*Problem statement:*
From the very first line of the data to the line containing "-0.605, -0.639, -0.673];", retype everything exactly, leaving the pictures behind.

*Stored data:*
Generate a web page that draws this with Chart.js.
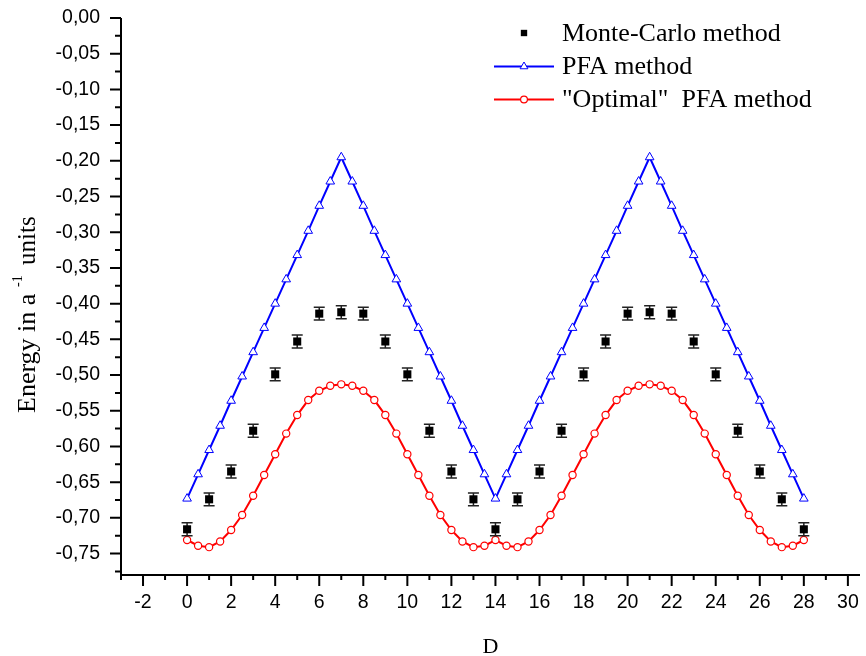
<!DOCTYPE html>
<html lang="en">
<head>
<meta charset="UTF-8">
<script src="https://cdn.jsdelivr.net/npm/chart.js@4.4.1/dist/chart.umd.min.js"></script>
<title>Energy vs D</title>
<style>
  body { margin: 0; background: #fff; }
  canvas { display: block; }
</style>
</head>
<body>
<canvas id="chart" width="866" height="656"></canvas>
<script>
// D values for the two curves (every half step)
const dHalf = [0, 0.5, 1, 1.5, 2, 2.5, 3, 3.5, 4, 4.5, 5, 5.5, 6, 6.5, 7, 7.5, 8, 8.5, 9, 9.5,
  10, 10.5, 11, 11.5, 12, 12.5, 13, 13.5, 14, 14.5, 15, 15.5, 16, 16.5, 17, 17.5, 18, 18.5, 19, 19.5,
  20, 20.5, 21, 21.5, 22, 22.5, 23, 23.5, 24, 24.5, 25, 25.5, 26, 26.5, 27, 27.5, 28];

const pfa = [-0.673, -0.639, -0.605, -0.571, -0.536, -0.502, -0.468, -0.434, -0.400, -0.366, -0.332, -0.298, -0.263, -0.229, -0.195,
  -0.229, -0.263, -0.298, -0.332, -0.366, -0.400, -0.434, -0.468, -0.502, -0.536, -0.571, -0.605, -0.639, -0.673,
  -0.639, -0.605, -0.571, -0.536, -0.502, -0.468, -0.434, -0.400, -0.366, -0.332, -0.298, -0.263, -0.229, -0.195,
  -0.229, -0.263, -0.298, -0.332, -0.366, -0.400, -0.434, -0.468, -0.502, -0.536, -0.571, -0.605, -0.639, -0.673];

const optimal = [-0.731, -0.739, -0.741, -0.733, -0.717, -0.696, -0.669, -0.640, -0.611, -0.582, -0.556, -0.535, -0.522, -0.515, -0.513,
  -0.515, -0.522, -0.535, -0.556, -0.582, -0.611, -0.640, -0.669, -0.696, -0.717, -0.733, -0.741, -0.739, -0.731,
  -0.739, -0.741, -0.733, -0.717, -0.696, -0.669, -0.640, -0.611, -0.582, -0.556, -0.535, -0.522, -0.515, -0.513,
  -0.515, -0.522, -0.535, -0.556, -0.582, -0.611, -0.640, -0.669, -0.696, -0.717, -0.733, -0.741, -0.739, -0.731];

// Monte-Carlo points (integer D)
const dInt = [0, 1, 2, 3, 4, 5, 6, 7, 8, 9, 10, 11, 12, 13, 14, 15, 16, 17, 18, 19, 20, 21, 22, 23, 24, 25, 26, 27, 28];
const monteCarlo = [-0.716, -0.674, -0.635, -0.578, -0.499, -0.453, -0.414, -0.412, -0.414, -0.453, -0.499, -0.578, -0.635, -0.674, -0.716,
  -0.674, -0.635, -0.578, -0.499, -0.453, -0.414, -0.412, -0.414, -0.453, -0.499, -0.578, -0.635, -0.674, -0.716];
const mcError = [0.009, 0.009, 0.009, 0.009, 0.009, 0.009, 0.009, 0.009, 0.009, 0.009, 0.009, 0.009, 0.009, 0.009, 0.009,
  0.009, 0.009, 0.009, 0.009, 0.009, 0.009, 0.009, 0.009, 0.009, 0.009, 0.009, 0.009, 0.009, 0.009];

const xTicks = [-2, 0, 2, 4, 6, 8, 10, 12, 14, 16, 18, 20, 22, 24, 26, 28, 30];
const yTicks = [0, -0.05, -0.10, -0.15, -0.20, -0.25, -0.30, -0.35, -0.40, -0.45, -0.50, -0.55, -0.60, -0.65, -0.70, -0.75];

const legendLabels = ['Monte-Carlo method', 'PFA method', '"Optimal"  PFA method'];

const serif = '"Liberation Serif", "Times New Roman", serif';
const sans = '"Liberation Sans", Arial, sans-serif';

// error bars under the squares
const errorBars = {
  id: 'errorBars',
  beforeDatasetDraw(chart, args) {
    if (args.index !== 0) return;
    const {ctx, scales: {y}} = chart;
    const meta = chart.getDatasetMeta(0);
    ctx.save();
    ctx.strokeStyle = '#222';
    ctx.lineWidth = 1.5;
    meta.data.forEach((pt, i) => {
      const top = y.getPixelForValue(monteCarlo[i] + mcError[i]);
      const bot = y.getPixelForValue(monteCarlo[i] - mcError[i]);
      ctx.beginPath();
      ctx.moveTo(pt.x, top); ctx.lineTo(pt.x, bot);
      ctx.moveTo(pt.x - 5.5, top); ctx.lineTo(pt.x + 5.5, top);
      ctx.moveTo(pt.x - 5.5, bot); ctx.lineTo(pt.x + 5.5, bot);
      ctx.stroke();
    });
    ctx.restore();
  }
};

// axis lines with major / minor ticks, Origin style
const axes = {
  id: 'axes',
  afterDraw(chart) {
    const {ctx, chartArea: a, scales: {x, y}} = chart;
    ctx.save();
    ctx.strokeStyle = '#000';
    ctx.lineWidth = 2;
    ctx.beginPath();
    ctx.moveTo(a.left, a.top);
    ctx.lineTo(a.left, a.bottom);
    ctx.lineTo(a.right, a.bottom);
    ctx.stroke();

    ctx.beginPath();
    for (let v = Math.ceil(x.min); v <= x.max; v++) {
      const px = x.getPixelForValue(v);
      const len = v % 2 === 0 ? 11 : 5;
      ctx.moveTo(px, a.bottom);
      ctx.lineTo(px, a.bottom + len);
    }
    for (let k = 0; -k * 0.025 >= y.min; k++) {
      const py = y.getPixelForValue(-k * 0.025);
      const len = k % 2 === 0 ? 11 : 6;
      ctx.moveTo(a.left, py);
      ctx.lineTo(a.left - len, py);
    }
    ctx.stroke();

    // axis titles
    ctx.fillStyle = '#000';
    ctx.textBaseline = 'alphabetic';
    ctx.font = '22px ' + serif;
    ctx.textAlign = 'center';
    ctx.fillText('D', (a.left + a.right) / 2, 653);

    ctx.save();
    ctx.translate(35, 413);
    ctx.rotate(-Math.PI / 2);
    ctx.textAlign = 'left';
    ctx.font = '26px ' + serif;
    ctx.fillText('Energy in a', 0, 0);
    ctx.font = '14px ' + serif;
    ctx.fillText('-1', 126, -13);
    ctx.font = '25px ' + serif;
    ctx.fillText('units', 148, 0);
    ctx.restore();

    // legend
    const H = Chart.helpers;
    const rows = [33, 66.5, 99.5];
    ctx.font = '26px ' + serif;
    ctx.textAlign = 'left';
    ctx.textBaseline = 'middle';
    chart.data.datasets.forEach((ds, i) => {
      const cy = rows[i];
      if (ds.showLine !== false) {
        ctx.strokeStyle = ds.borderColor;
        ctx.lineWidth = 2;
        ctx.beginPath();
        ctx.moveTo(494, cy); ctx.lineTo(554, cy);
        ctx.stroke();
      }
      ctx.fillStyle = ds.pointBackgroundColor;
      ctx.strokeStyle = ds.pointBorderColor;
      ctx.lineWidth = ds.pointBorderWidth;
      H.drawPoint(ctx, {pointStyle: ds.pointStyle, radius: ds.legendRadius, borderWidth: ds.pointBorderWidth, rotation: 0}, 524, cy);
      ctx.fillStyle = '#000';
      ctx.fillText(legendLabels[i], 562, cy + 1);
    });
    ctx.restore();
  }
};

const ctx = document.getElementById('chart').getContext('2d');
const myChart = new Chart(ctx, {
  type: 'line',
  data: {
    datasets: [
      {
        label: legendLabels[0],
        data: dInt.map((d, i) => ({x: d, y: monteCarlo[i]})),
        showLine: false,
        pointStyle: 'rect',
        pointRadius: 5.7,
        legendRadius: 4.5,
        pointBackgroundColor: '#000',
        pointBorderColor: '#000',
        pointBorderWidth: 0
      },
      {
        label: legendLabels[1],
        data: dHalf.map((d, i) => ({x: d, y: pfa[i]})),
        borderColor: '#0000ff',
        borderWidth: 2,
        pointStyle: 'triangle',
        pointRadius: 5,
        legendRadius: 4.5,
        pointBackgroundColor: '#fff',
        pointBorderColor: '#0000ff',
        pointBorderWidth: 1,
        tension: 0
      },
      {
        label: legendLabels[2],
        data: dHalf.map((d, i) => ({x: d, y: optimal[i]})),
        borderColor: '#ff0000',
        borderWidth: 2,
        pointStyle: 'circle',
        pointRadius: 3.6,
        legendRadius: 3.4,
        pointBackgroundColor: '#fff',
        pointBorderColor: '#ff0000',
        pointBorderWidth: 1.2,
        tension: 0
      }
    ]
  },
  options: {
    responsive: false,
    animation: false,
    devicePixelRatio: 1,
    layout: {padding: {top: 18, left: 0, right: 0, bottom: 0}},
    plugins: {legend: {display: false}, tooltip: {enabled: false}},
    scales: {
      x: {
        type: 'linear',
        min: -3,
        max: 30.55,
        grid: {display: false, drawTicks: false},
        border: {display: false},
        afterBuildTicks: s => { s.ticks = xTicks.map(v => ({value: v})); },
        afterFit: s => { s.height = 81; s.paddingLeft = 0; s.paddingRight = 0; },
        ticks: {
          color: '#000',
          font: {family: sans, size: 19.5},
          padding: 16,
          maxRotation: 0,
          autoSkip: false,
          callback: v => String(v)
        }
      },
      y: {
        type: 'linear',
        min: -0.78,
        max: 0,
        grid: {display: false, drawTicks: false},
        border: {display: false},
        afterBuildTicks: s => { s.ticks = yTicks.map(v => ({value: v})); },
        afterFit: s => { s.width = 121; s.paddingTop = 0; s.paddingBottom = 0; },
        ticks: {
          color: '#000',
          font: {family: sans, size: 19.5},
          padding: 21,
          autoSkip: false,
          callback: v => v.toFixed(2).replace('.', ',')
        }
      }
    }
  },
  plugins: [errorBars, axes]
});
</script>
</body>
</html>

*The answer:*
Generate a web page that draws this with Chart.js.
<!DOCTYPE html>
<html lang="en">
<head>
<meta charset="UTF-8">
<script src="https://cdn.jsdelivr.net/npm/chart.js@4.4.1/dist/chart.umd.min.js"></script>
<title>Energy vs D</title>
<style>
  body { margin: 0; background: #fff; }
  canvas { display: block; }
</style>
</head>
<body>
<canvas id="chart" width="866" height="656"></canvas>
<script>
// D values for the two curves (every half step)
const dHalf = [0, 0.5, 1, 1.5, 2, 2.5, 3, 3.5, 4, 4.5, 5, 5.5, 6, 6.5, 7, 7.5, 8, 8.5, 9, 9.5,
  10, 10.5, 11, 11.5, 12, 12.5, 13, 13.5, 14, 14.5, 15, 15.5, 16, 16.5, 17, 17.5, 18, 18.5, 19, 19.5,
  20, 20.5, 21, 21.5, 22, 22.5, 23, 23.5, 24, 24.5, 25, 25.5, 26, 26.5, 27, 27.5, 28];

const pfa = [-0.673, -0.639, -0.605, -0.571, -0.536, -0.502, -0.468, -0.434, -0.400, -0.366, -0.332, -0.298, -0.263, -0.229, -0.195,
  -0.229, -0.263, -0.298, -0.332, -0.366, -0.400, -0.434, -0.468, -0.502, -0.536, -0.571, -0.605, -0.639, -0.673,
  -0.639, -0.605, -0.571, -0.536, -0.502, -0.468, -0.434, -0.400, -0.366, -0.332, -0.298, -0.263, -0.229, -0.195,
  -0.229, -0.263, -0.298, -0.332, -0.366, -0.400, -0.434, -0.468, -0.502, -0.536, -0.571, -0.605, -0.639, -0.673];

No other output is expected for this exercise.